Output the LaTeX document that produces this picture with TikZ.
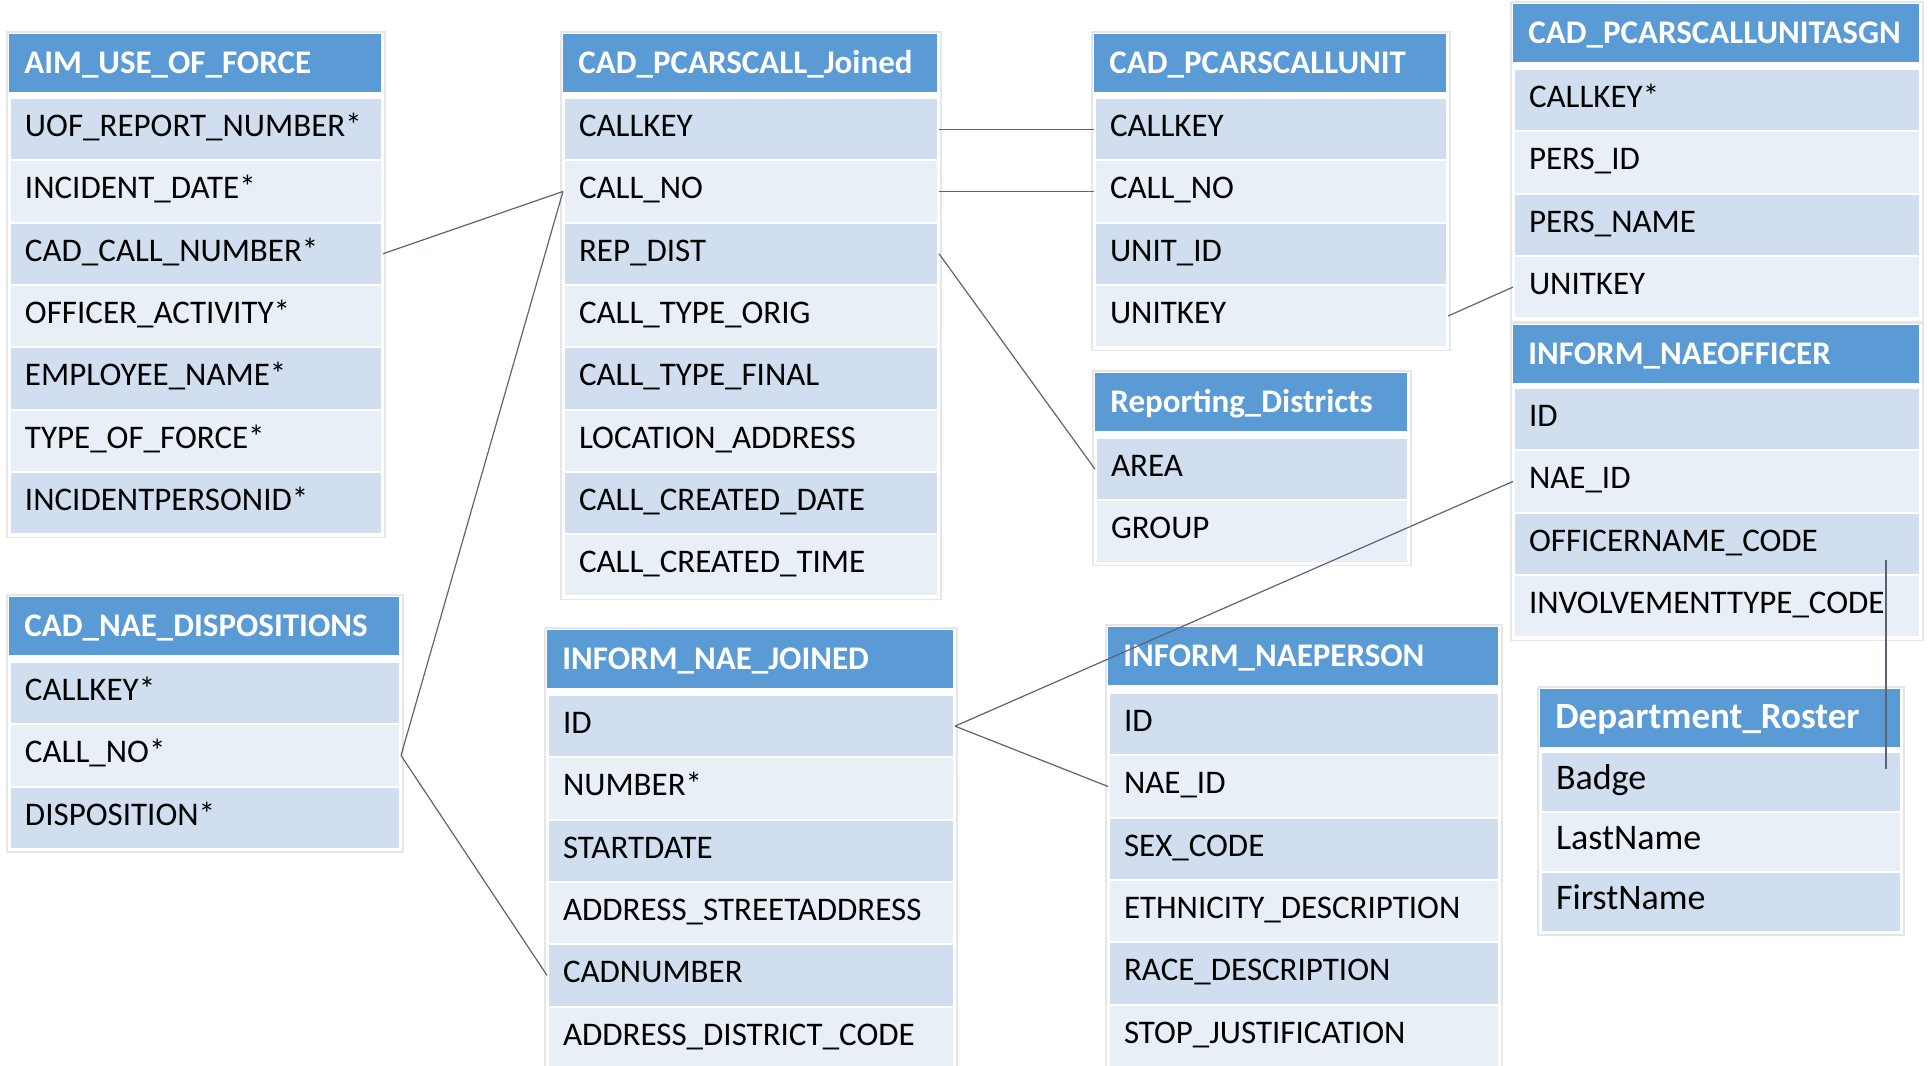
\documentclass[tikz,border=0pt]{standalone}
\usepackage{fontspec}
\setmainfont{Carlito}
\usepackage{xcolor}
\usepackage{tikz}

\definecolor{hdrblue}{HTML}{5B9BD5}
\definecolor{band1}{HTML}{D0DEEF}
\definecolor{band0}{HTML}{E9EFF7}
\definecolor{linkgray}{HTML}{5A6377}
\definecolor{framegray}{HTML}{E4E6EA}

\begin{document}
\begin{tikzpicture}[x=0.5pt, y=-0.5pt,
    tabhead/.style={anchor=north west, fill=hdrblue, text=white, font=\fontsize{16.5}{19}\selectfont\bfseries,
      inner xsep=7.5pt, inner ysep=0pt, minimum height=29pt, text height=11pt, text depth=1pt,
      text width=#1*0.5pt-15pt, align=left},
    tabrow/.style={anchor=north west, draw=white, line width=1pt, font=\fontsize{16.5}{19}\selectfont,
      inner xsep=7.5pt, inner ysep=0pt, minimum height=31.15pt, text height=11pt, text depth=3.5pt,
      text width=#1*0.5pt-15pt, align=left},
    tabframe/.style={draw=framegray, line width=0.6pt},
    link/.style={draw=linkgray, line width=0.6pt}]
      \useasboundingbox (0,0) rectangle (1929,1066);

      % AIM_USE_OF_FORCE
      \node[tabhead=372] (uof) at (9,34) {AIM\_USE\_OF\_FORCE};
      \foreach \txt [count=\i, evaluate=\i as \bnd using {int(mod(\i,2))}] in
        {UOF\_REPORT\_NUMBER*, INCIDENT\_DATE*, CAD\_CALL\_NUMBER*, OFFICER\_ACTIVITY*,
         EMPLOYEE\_NAME*, TYPE\_OF\_FORCE*, INCIDENTPERSONID*}
        \node[tabrow=372, fill=band\bnd] (uof-\i) at (9,{97+(\i-1)*62.3}) {\txt};

      % CAD_PCARSCALL_Joined
      \node[tabhead=374] (call) at (563,34) {CAD\_PCARSCALL\_Joined};
      \foreach \txt [count=\i, evaluate=\i as \bnd using {int(mod(\i,2))}] in
        {CALLKEY, CALL\_NO, REP\_DIST, CALL\_TYPE\_ORIG, CALL\_TYPE\_FINAL,
         LOCATION\_ADDRESS, CALL\_CREATED\_DATE, CALL\_CREATED\_TIME}
        \node[tabrow=374, fill=band\bnd] (call-\i) at (563,{97+(\i-1)*62.3}) {\txt};

      % CAD_PCARSCALLUNIT
      \node[tabhead=352] (unit) at (1094,34) {CAD\_PCARSCALLUNIT};
      \foreach \txt [count=\i, evaluate=\i as \bnd using {int(mod(\i,2))}] in
        {CALLKEY, CALL\_NO, UNIT\_ID, UNITKEY}
        \node[tabrow=352, fill=band\bnd] (unit-\i) at (1094,{97+(\i-1)*62.3}) {\txt};

      % CAD_PCARSCALLUNITASGN
      \node[tabhead=406] (asgn) at (1513,4) {CAD\_PCARSCALLUNITASGN};
      \foreach \txt [count=\i, evaluate=\i as \bnd using {int(mod(\i,2))}] in
        {CALLKEY*, PERS\_ID, PERS\_NAME, UNITKEY}
        \node[tabrow=406, fill=band\bnd] (asgn-\i) at (1513,{68+(\i-1)*62.3}) {\txt};

      % INFORM_NAEOFFICER
      \node[tabhead=406] (off) at (1513,325) {INFORM\_NAEOFFICER};
      \foreach \txt [count=\i, evaluate=\i as \bnd using {int(mod(\i,2))}] in
        {ID, NAE\_ID, OFFICERNAME\_CODE, INVOLVEMENTTYPE\_CODE}
        \node[tabrow=406, fill=band\bnd] (off-\i) at (1513,{387+(\i-1)*62.3}) {\txt};

      % Reporting_Districts
      \node[tabhead=312] (rd) at (1095,373) {Reporting\_Districts};
      \foreach \txt [count=\i, evaluate=\i as \bnd using {int(mod(\i,2))}] in
        {AREA, GROUP}
        \node[tabrow=312, fill=band\bnd] (rd-\i) at (1095,{437+(\i-1)*62.3}) {\txt};

      % INFORM_NAEPERSON
      \node[tabhead=390] (pers) at (1108,627) {INFORM\_NAEPERSON};
      \foreach \txt [count=\i, evaluate=\i as \bnd using {int(mod(\i,2))}] in
        {ID, NAE\_ID, SEX\_CODE, ETHNICITY\_DESCRIPTION, RACE\_DESCRIPTION, STOP\_JUSTIFICATION}
        \node[tabrow=390, fill=band\bnd] (pers-\i) at (1108,{692+(\i-1)*62.3}) {\txt};

      % INFORM_NAE_JOINED
      \node[tabhead=406] (nae) at (547,630) {INFORM\_NAE\_JOINED};
      \foreach \txt [count=\i, evaluate=\i as \bnd using {int(mod(\i,2))}] in
        {ID, NUMBER*, STARTDATE, ADDRESS\_STREETADDRESS, CADNUMBER, ADDRESS\_DISTRICT\_CODE}
        \node[tabrow=406, fill=band\bnd] (nae-\i) at (547,{694+(\i-1)*62.3}) {\txt};

      % CAD_NAE_DISPOSITIONS
      \node[tabhead=390] (disp) at (9,597) {CAD\_NAE\_DISPOSITIONS};
      \foreach \txt [count=\i, evaluate=\i as \bnd using {int(mod(\i,2))}] in
        {CALLKEY*, CALL\_NO*, DISPOSITION*}
        \node[tabrow=390, fill=band\bnd] (disp-\i) at (9,{661+(\i-1)*62.3}) {\txt};

      % Department_Roster
      \node[tabhead=360, font=\fontsize{18.5}{21}\selectfont\bfseries] (roster) at (1540,689) {Department\_Roster};
      \foreach \txt [count=\i, evaluate=\i as \bnd using {int(mod(\i,2))}] in
        {Badge, LastName, FirstName}
        \node[tabrow=360, minimum height=30pt, font=\fontsize{18}{21}\selectfont, fill=band\bnd]
          (roster-\i) at (1540,{751+(\i-1)*60}) {\txt};

      % faint frames round the tables
      \draw[tabframe] ([shift={(-1pt,1pt)}]uof.north west) rectangle ([shift={(1pt,-1pt)}]uof-7.south east);
      \draw[tabframe] ([shift={(-1pt,1pt)}]call.north west) rectangle ([shift={(1pt,-1pt)}]call-8.south east);
      \draw[tabframe] ([shift={(-1pt,1pt)}]unit.north west) rectangle ([shift={(1pt,-1pt)}]unit-4.south east);
      \draw[tabframe] ([shift={(-1pt,1pt)}]asgn.north west) rectangle ([shift={(1pt,-1pt)}]asgn-4.south east);
      \draw[tabframe] ([shift={(-1pt,1pt)}]off.north west) rectangle ([shift={(1pt,-1pt)}]off-4.south east);
      \draw[tabframe] ([shift={(-1pt,1pt)}]rd.north west) rectangle ([shift={(1pt,-1pt)}]rd-2.south east);
      \draw[tabframe] ([shift={(-1pt,1pt)}]pers.north west) rectangle ([shift={(1pt,0pt)}]pers-6.south east);
      \draw[tabframe] ([shift={(-1pt,1pt)}]nae.north west) rectangle ([shift={(1pt,0pt)}]nae-6.south east);
      \draw[tabframe] ([shift={(-1pt,1pt)}]disp.north west) rectangle ([shift={(1pt,-1pt)}]disp-3.south east);
      \draw[tabframe] ([shift={(-1pt,1pt)}]roster.north west) rectangle ([shift={(1pt,-1pt)}]roster-3.south east);

      % links
      \draw[link] (uof-3.east) -- (call-2.west);
      \draw[link] (disp-2.east) -- (call-2.west);
      \draw[link] (disp-2.east) -- (nae-5.west);
      \draw[link] (call-1.east) -- (unit-1.west);
      \draw[link] (call-2.east) -- (unit-2.west);
      \draw[link] (call-3.east) -- (rd-1.west);
      \draw[link] (unit-4.east) -- (asgn-4.west);
      \draw[link] (nae-1.east) -- (off-2.west);
      \draw[link] (nae-1.east) -- (pers-2.west);
      \coordinate (offcode) at (1886,560);
      \coordinate (badge) at (1886,769);
      \draw[link] (offcode) -- (badge);
    \end{tikzpicture}
\end{document}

# # # # #

Work to complete: Please take the lines from the beginning of the data above through the line holding "(0,0) rectangle (1929,1066);" and transcribe them exactly, without any pictures.

Full solution:
Output the LaTeX document that produces this picture with TikZ.
\documentclass[tikz,border=0pt]{standalone}
\usepackage{fontspec}
\setmainfont{Carlito}
\usepackage{xcolor}
\usepackage{tikz}

\definecolor{hdrblue}{HTML}{5B9BD5}
\definecolor{band1}{HTML}{D0DEEF}
\definecolor{band0}{HTML}{E9EFF7}
\definecolor{linkgray}{HTML}{5A6377}
\definecolor{framegray}{HTML}{E4E6EA}

\begin{document}
\begin{tikzpicture}[x=0.5pt, y=-0.5pt,
    tabhead/.style={anchor=north west, fill=hdrblue, text=white, font=\fontsize{16.5}{19}\selectfont\bfseries,
      inner xsep=7.5pt, inner ysep=0pt, minimum height=29pt, text height=11pt, text depth=1pt,
      text width=#1*0.5pt-15pt, align=left},
    tabrow/.style={anchor=north west, draw=white, line width=1pt, font=\fontsize{16.5}{19}\selectfont,
      inner xsep=7.5pt, inner ysep=0pt, minimum height=31.15pt, text height=11pt, text depth=3.5pt,
      text width=#1*0.5pt-15pt, align=left},
    tabframe/.style={draw=framegray, line width=0.6pt},
    link/.style={draw=linkgray, line width=0.6pt}]
      \useasboundingbox (0,0) rectangle (1929,1066);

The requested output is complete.